Analysis of macroautophagy. A, Volcano Plot of identified proteins in dataset isolated autophagosomes of BTZ-treated versus control cells. Values were normalized to LC3 protein amount in the respective channel. p values were determined using t test with Benjamini-Hochberg correction using Proteome Discoverer. Proteins mentioned in the text and Proteasome subunits are labeled. B, HEK293 cells were transiently transfected with GFP-LC3 an either treated with 25 μm MG132 or DMSO as control. Autophagosomes were isolated by GFP-Trap beads, eluates were separated, blotted and probed with antibodies against different proteasomal subunits. Ponceau staining is shown as loading control.
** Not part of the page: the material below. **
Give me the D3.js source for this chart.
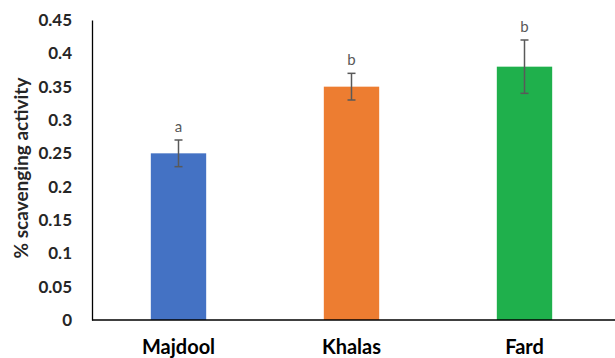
<!DOCTYPE html>
<html>
<head>
<meta charset="utf-8">
<script src="https://cdn.jsdelivr.net/npm/d3@7"></script>
<style>
  html, body { margin: 0; padding: 0; background: #fff; }
  svg { display: block; }
</style>
</head>
<body>
<svg id="chart" width="615" height="358"></svg>
<script>
// Cultivars and their mean scavenging activity with error margins
const cultivars = ["Majdool", "Khalas", "Fard"];
const meanValues = [0.25, 0.35, 0.38];
const errorValues = [0.02, 0.02, 0.04];
const groupLetters = ["a", "b", "b"];
const barColors = ["#4472C4", "#ED7D31", "#1FB04C"];
const yTicks = [0, 0.05, 0.1, 0.15, 0.2, 0.25, 0.3, 0.35, 0.4, 0.45];
const yAxisTitle = "% scavenging activity";

const svg = d3.select("#chart");
const margin = { left: 92, right: 4, top: 20, bottom: 38 };
const W = 615, H = 358;
const fontFamily = "Lato, 'Open Sans', sans-serif";

const x = d3.scaleBand()
  .domain(cultivars)
  .range([margin.left, W - margin.right])
  .paddingInner(0.68)
  .paddingOuter(0.34);

const y = d3.scaleLinear()
  .domain([0, 0.45])
  .range([H - margin.bottom, margin.top]);

// Bars
svg.append("g").selectAll("rect")
  .data(cultivars)
  .join("rect")
  .attr("x", d => x(d))
  .attr("width", x.bandwidth())
  .attr("y", (d, i) => y(meanValues[i]))
  .attr("height", (d, i) => y(0) - y(meanValues[i]))
  .attr("fill", (d, i) => barColors[i]);

// Error bars with significance letters
const errG = svg.append("g").attr("stroke", "#595959").attr("stroke-width", 1.5);
cultivars.forEach((c, i) => {
  const cx = x(c) + x.bandwidth() / 2;
  const lo = y(meanValues[i] - errorValues[i]);
  const hi = y(meanValues[i] + errorValues[i]);
  errG.append("line").attr("x1", cx).attr("x2", cx).attr("y1", lo).attr("y2", hi);
  errG.append("line").attr("x1", cx - 4).attr("x2", cx + 4).attr("y1", lo).attr("y2", lo);
  errG.append("line").attr("x1", cx - 4).attr("x2", cx + 4).attr("y1", hi).attr("y2", hi);
  svg.append("text")
    .attr("x", cx)
    .attr("y", hi - 8)
    .attr("text-anchor", "middle")
    .attr("font-family", fontFamily)
    .attr("font-size", 15)
    .attr("fill", "#595959")
    .text(groupLetters[i]);
});

// Y axis
const yAxis = d3.axisLeft(y)
  .tickValues(yTicks)
  .tickFormat(d => d3.format("")(+d.toFixed(2)))
  .tickSize(0)
  .tickPadding(20);
const gy = svg.append("g")
  .attr("transform", `translate(${margin.left},0)`)
  .call(yAxis);
gy.select(".domain").attr("stroke", "#000").attr("stroke-width", 1.3);
gy.selectAll("text")
  .attr("font-family", fontFamily)
  .attr("font-size", 17)
  .attr("font-weight", 700)
  .attr("fill", "#262626");

// X axis
const xAxis = d3.axisBottom(x).tickSize(0).tickPadding(0);
const gx = svg.append("g")
  .attr("transform", `translate(0,${y(0)})`)
  .call(xAxis);
gx.select(".domain")
  .attr("stroke", "#000").attr("stroke-width", 1.3)
  .attr("d", `M${margin.left},0H${W}`);
gx.selectAll("text")
  .attr("y", 34)
  .attr("dy", null)
  .attr("font-family", fontFamily)
  .attr("font-size", 20)
  .attr("font-weight", 700)
  .attr("fill", "#000");

// Y axis title
svg.append("text")
  .attr("transform", `translate(28,${(y(0) + y(0.45)) / 2 - 2}) rotate(-90)`)
  .attr("text-anchor", "middle")
  .attr("font-family", fontFamily)
  .attr("font-size", 19)
  .attr("font-weight", 700)
  .attr("fill", "#262626")
  .text(yAxisTitle);
</script>
</body>
</html>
C, Lysosome-enriched fractions were separated under native conditions, blotted and probed with an antibody against PSMA7. Three independent replicates are shown. D–E, Lysosomal and input (PNS) fractions were isolated from wt, ATG5 and ATG7 ko cells after 5h of treatment with 1 μm BTZ and 100 μm Leupeptin, equal protein amounts were loaded, separated, blotted and probed with antibodies against different proteasomal subunits and GAPDH (inputs) or cathepsin D (lysosomes) as loading controls. One representative experiment out of at least 3 is shown. F, Densitometric quantification was performed for n = 3–8 and significance was determined by paired student's t test, * = p < 0.05. Untreated wt control samples were set to 1.

Fig. 5.

Immunofluorescence of ATG5 and ATG7 KO HEK cells incubated with BOD-TMR- L3VS. HEK cells were seeded on glass cover slips and incubated for 2h time periods with the fluorescent activity-based probe BOD-TMR-L3VS. Afterward cells were fixed with MeOH and stained with an antibody against LAMP2 and DAPI staining. Scale bar = 10 μm.

Fig. 6.

Potential proteaphagy adaptor proteins. Western blotting of proteasomal subunits in the lysosomal fraction and postnuclear supernatants after proteasome inhibition of p62 (A) and TOLLIP-deficient cells (B) after BTZ treatment. Equal protein amounts of each fraction were separated, blotted and probed with antibodies against different proteasomal subunits and Actin (inputs) or cathepsin D/LAMP1 (lysosomes) as loading controls. One representative experiment out of at least 3 is shown. Immunofluorescence of wt and LAMP2-deficient MEF cells incubated with BOD-TMR- Epoxomycin. MEF cells were seeded on glass cover slips and incubated for 5h with the fluorescent activity-based probe BOD- TMR-Epoxomycin. Afterward cells were fixed with MeOH and stained with an antibody against LAMP1 and DAPI staining. Scale bar = 10 μm.